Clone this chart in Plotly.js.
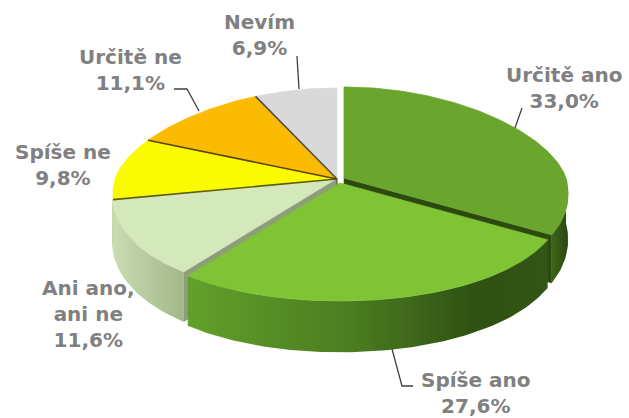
<!DOCTYPE html>
<html><head><meta charset="utf-8">
<script src="https://cdn.plot.ly/plotly-3.0.1.min.js"></script>
<style>html,body{margin:0;padding:0;background:#fff;}#chart{width:629px;height:418px;}</style>
</head><body><div id="chart"></div>
<script>
// ---- data ----
const categories = ['Určitě ano', 'Spíše ano', 'Ani ano, ani ne', 'Spíše ne', 'Určitě ne', 'Nevím'];
const values = [33.0, 27.6, 11.6, 9.8, 11.1, 6.9];
const labelNames = ['Určitě ano', 'Spíše ano', 'Ani ano,<br>ani ne', 'Spíše ne', 'Určitě ne', 'Nevím'];

// ---- layout / style ----
const GEO = {cx: 337, cy: 179, rx: 222, ryBack: 91, ryFront: 118, depth: 45, persp: 0.14, wallMax: 261};
const offsets = [[7, -1], [3, 4], [-1, 0], [0, 0], [0, 0], [0, 0]];
const topColors = ['#6aa62e', '#80c334', '#d3e8bb', '#fafa00', '#fbbb00', '#d9d9d9'];
const wallScales = [
  [[0, '#3f6619'], [1, '#2a4610']],
  [[0, '#62a02b'], [0.45, '#4b7d20'], [0.8, '#2f5113'], [1, '#325615']],
  [[0, '#cadcb3'], [1, '#a3b88a']],
  [[0, '#c8c800'], [1, '#a0a000']],
  [[0, '#c89400'], [1, '#a07600']],
  [[0, '#b0b0b0'], [1, '#909090']]
];
const faceColors = ['#2c4a10', '#3d6a18', '#8e9d7c', '#6b6b10', '#6a5000', '#555555'];
const edgeColors = ['#ffffff', '#ffffff', '#8e9d7c', '#5e5e10', '#5a4600', '#505050'];
const labelPos = [[564, 88], [475, 393], [88, 314], [63, 165], [130, 70], [259, 35]];
const leaderPaths = [
  [[522, 108], [515, 128]],
  [[392, 349], [402, 386], [413, 386]],
  null,
  null,
  [[174, 89], [187, 89], [199, 111]],
  [[297, 56], [299, 89]]
];

function proj(theta, off, down) {
  const t = theta * Math.PI / 180;
  const s = Math.sin(t), c = Math.cos(t);
  const f = 1 + GEO.persp * (-c);
  const ry = c > 0 ? GEO.ryBack : GEO.ryFront;
  return [GEO.cx + off[0] + GEO.rx * s * f,
          GEO.cy + off[1] - ry * c + (down ? GEO.depth * f : 0)];
}
function arc(a, b, off, down) {
  const pts = [];
  const n = Math.max(2, Math.ceil(Math.abs(b - a)));
  for (let k = 0; k <= n; k++) pts.push(proj(a + (b - a) * k / n, off, down));
  return pts;
}
function poly(pts, extra) {
  return Object.assign({
    type: 'scatter', mode: 'lines', x: pts.map(p => p[0]), y: pts.map(p => p[1]),
    fill: 'toself', hoverinfo: 'skip', showlegend: false
  }, extra);
}

const total = values.reduce((a, b) => a + b, 0);
const starts = [], ends = [];
let acc = 0;
values.forEach(v => { starts.push(acc / total * 360); acc += v; ends.push(acc / total * 360); });

const faces = [], walls = [], tops = [], edges = [], leaders = [];
values.forEach((v, i) => {
  const off = offsets[i], t0 = starts[i], t1 = ends[i];
  const C = [GEO.cx + off[0], GEO.cy + off[1]];
  const Cd = [C[0], C[1] + GEO.depth];
  // radial cut faces (only those turned toward the viewer)
  [[t0, Math.sin(t0 * Math.PI / 180) < -1e-6], [t1, Math.sin(t1 * Math.PI / 180) > 1e-6]].forEach(([t, vis]) => {
    if (!vis) return;
    const rim = proj(t, off, false);
    const pts = [C, rim, proj(t, off, true), Cd, C];
    faces.push({key: rim[1], tr: poly(pts, {fillcolor: faceColors[i], line: {width: 0.6, color: faceColors[i]}})});
  });
  // outer wall
  const a = Math.max(t0, 90), b = Math.min(t1, GEO.wallMax);
  if (a < b) {
    const pts = arc(a, b, off, false).concat(arc(b, a, off, true));
    pts.push(pts[0]);
    walls.push(poly(pts, {fillcolor: wallScales[i][0][1], line: {width: 0},
      fillgradient: {type: 'horizontal', colorscale: wallScales[i]}}));
  }
  // top face
  const tp = [C].concat(arc(t0, t1, off, false)); tp.push(C);
  tops.push(poly(tp, {fillcolor: topColors[i], line: {width: 0.8, color: topColors[i]}}));
  // separating edge at slice start (back slices)
  if (i >= 3) {
    const e = [C, proj(t0, off, false)];
    edges.push({type: 'scatter', mode: 'lines', x: e.map(p => p[0]), y: e.map(p => p[1]),
      line: {color: edgeColors[i], width: 1.6}, hoverinfo: 'skip', showlegend: false});
  }
  if (leaderPaths[i]) {
    leaders.push({type: 'scatter', mode: 'lines', x: leaderPaths[i].map(p => p[0]), y: leaderPaths[i].map(p => p[1]),
      line: {color: '#404040', width: 1.3}, hoverinfo: 'skip', showlegend: false});
  }
});
faces.sort((p, q) => p.key - q.key);

const annotations = values.map((v, i) => ({
  x: labelPos[i][0], y: labelPos[i][1], xref: 'x', yref: 'y',
  text: labelNames[i] + '<br>' + v.toFixed(1).replace('.', ',') + '%',
  showarrow: false, xanchor: 'center', yanchor: 'middle', align: 'center',
  font: {family: 'DejaVu Sans, Verdana, sans-serif', size: 20, color: '#808080', weight: 'bold'}
}));

const layout = {
  width: 629, height: 418, margin: {l: 0, r: 0, t: 0, b: 0},
  paper_bgcolor: '#ffffff', plot_bgcolor: '#ffffff',
  xaxis: {range: [0, 629], visible: false, fixedrange: true},
  yaxis: {range: [418, 0], visible: false, fixedrange: true},
  annotations: annotations, showlegend: false
};
Plotly.newPlot('chart', faces.map(f => f.tr).concat(walls, tops, edges, leaders), layout, {staticPlot: true});
</script></body></html>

• EXERCISE GOAL: Transcribe the listing in full. Omit the pictures and keep every line exact.

• FINAL ANSWER:
Clone this chart in Plotly.js.
<!DOCTYPE html>
<html><head><meta charset="utf-8">
<script src="https://cdn.plot.ly/plotly-3.0.1.min.js"></script>
<style>html,body{margin:0;padding:0;background:#fff;}#chart{width:629px;height:418px;}</style>
</head><body><div id="chart"></div>
<script>
// ---- data ----
const categories = ['Určitě ano', 'Spíše ano', 'Ani ano, ani ne', 'Spíše ne', 'Určitě ne', 'Nevím'];
const values = [33.0, 27.6, 11.6, 9.8, 11.1, 6.9];
const labelNames = ['Určitě ano', 'Spíše ano', 'Ani ano,<br>ani ne', 'Spíše ne', 'Určitě ne', 'Nevím'];

// ---- layout / style ----
const GEO = {cx: 337, cy: 179, rx: 222, ryBack: 91, ryFront: 118, depth: 45, persp: 0.14, wallMax: 261};
const offsets = [[7, -1], [3, 4], [-1, 0], [0, 0], [0, 0], [0, 0]];
const topColors = ['#6aa62e', '#80c334', '#d3e8bb', '#fafa00', '#fbbb00', '#d9d9d9'];
const wallScales = [
  [[0, '#3f6619'], [1, '#2a4610']],
  [[0, '#62a02b'], [0.45, '#4b7d20'], [0.8, '#2f5113'], [1, '#325615']],
  [[0, '#cadcb3'], [1, '#a3b88a']],
  [[0, '#c8c800'], [1, '#a0a000']],
  [[0, '#c89400'], [1, '#a07600']],
  [[0, '#b0b0b0'], [1, '#909090']]
];
const faceColors = ['#2c4a10', '#3d6a18', '#8e9d7c', '#6b6b10', '#6a5000', '#555555'];
const edgeColors = ['#ffffff', '#ffffff', '#8e9d7c', '#5e5e10', '#5a4600', '#505050'];
const labelPos = [[564, 88], [475, 393], [88, 314], [63, 165], [130, 70], [259, 35]];
const leaderPaths = [
  [[522, 108], [515, 128]],
  [[392, 349], [402, 386], [413, 386]],
  null,
  null,
  [[174, 89], [187, 89], [199, 111]],
  [[297, 56], [299, 89]]
];

function proj(theta, off, down) {
  const t = theta * Math.PI / 180;
  const s = Math.sin(t), c = Math.cos(t);
  const f = 1 + GEO.persp * (-c);
  const ry = c > 0 ? GEO.ryBack : GEO.ryFront;
  return [GEO.cx + off[0] + GEO.rx * s * f,
          GEO.cy + off[1] - ry * c + (down ? GEO.depth * f : 0)];
}
function arc(a, b, off, down) {
  const pts = [];
  const n = Math.max(2, Math.ceil(Math.abs(b - a)));
  for (let k = 0; k <= n; k++) pts.push(proj(a + (b - a) * k / n, off, down));
  return pts;
}
function poly(pts, extra) {
  return Object.assign({
    type: 'scatter', mode: 'lines', x: pts.map(p => p[0]), y: pts.map(p => p[1]),
    fill: 'toself', hoverinfo: 'skip', showlegend: false
  }, extra);
}

const total = values.reduce((a, b) => a + b, 0);
const starts = [], ends = [];
let acc = 0;
values.forEach(v => { starts.push(acc / total * 360); acc += v; ends.push(acc / total * 360); });

const faces = [], walls = [], tops = [], edges = [], leaders = [];
values.forEach((v, i) => {
  const off = offsets[i], t0 = starts[i], t1 = ends[i];
  const C = [GEO.cx + off[0], GEO.cy + off[1]];
  const Cd = [C[0], C[1] + GEO.depth];
  // radial cut faces (only those turned toward the viewer)
  [[t0, Math.sin(t0 * Math.PI / 180) < -1e-6], [t1, Math.sin(t1 * Math.PI / 180) > 1e-6]].forEach(([t, vis]) => {
    if (!vis) return;
    const rim = proj(t, off, false);
    const pts = [C, rim, proj(t, off, true), Cd, C];
    faces.push({key: rim[1], tr: poly(pts, {fillcolor: faceColors[i], line: {width: 0.6, color: faceColors[i]}})});
  });
  // outer wall
  const a = Math.max(t0, 90), b = Math.min(t1, GEO.wallMax);
  if (a < b) {
    const pts = arc(a, b, off, false).concat(arc(b, a, off, true));
    pts.push(pts[0]);
    walls.push(poly(pts, {fillcolor: wallScales[i][0][1], line: {width: 0},
      fillgradient: {type: 'horizontal', colorscale: wallScales[i]}}));
  }
  // top face
  const tp = [C].concat(arc(t0, t1, off, false)); tp.push(C);
  tops.push(poly(tp, {fillcolor: topColors[i], line: {width: 0.8, color: topColors[i]}}));
  // separating edge at slice start (back slices)
  if (i >= 3) {
    const e = [C, proj(t0, off, false)];
    edges.push({type: 'scatter', mode: 'lines', x: e.map(p => p[0]), y: e.map(p => p[1]),
      line: {color: edgeColors[i], width: 1.6}, hoverinfo: 'skip', showlegend: false});
  }
  if (leaderPaths[i]) {
    leaders.push({type: 'scatter', mode: 'lines', x: leaderPaths[i].map(p => p[0]), y: leaderPaths[i].map(p => p[1]),
      line: {color: '#404040', width: 1.3}, hoverinfo: 'skip', showlegend: false});
  }
});
faces.sort((p, q) => p.key - q.key);

const annotations = values.map((v, i) => ({
  x: labelPos[i][0], y: labelPos[i][1], xref: 'x', yref: 'y',
  text: labelNames[i] + '<br>' + v.toFixed(1).replace('.', ',') + '%',
  showarrow: false, xanchor: 'center', yanchor: 'middle', align: 'center',
  font: {family: 'DejaVu Sans, Verdana, sans-serif', size: 20, color: '#808080', weight: 'bold'}
}));

const layout = {
  width: 629, height: 418, margin: {l: 0, r: 0, t: 0, b: 0},
  paper_bgcolor: '#ffffff', plot_bgcolor: '#ffffff',
  xaxis: {range: [0, 629], visible: false, fixedrange: true},
  yaxis: {range: [418, 0], visible: false, fixedrange: true},
  annotations: annotations, showlegend: false
};
Plotly.newPlot('chart', faces.map(f => f.tr).concat(walls, tops, edges, leaders), layout, {staticPlot: true});
</script></body></html>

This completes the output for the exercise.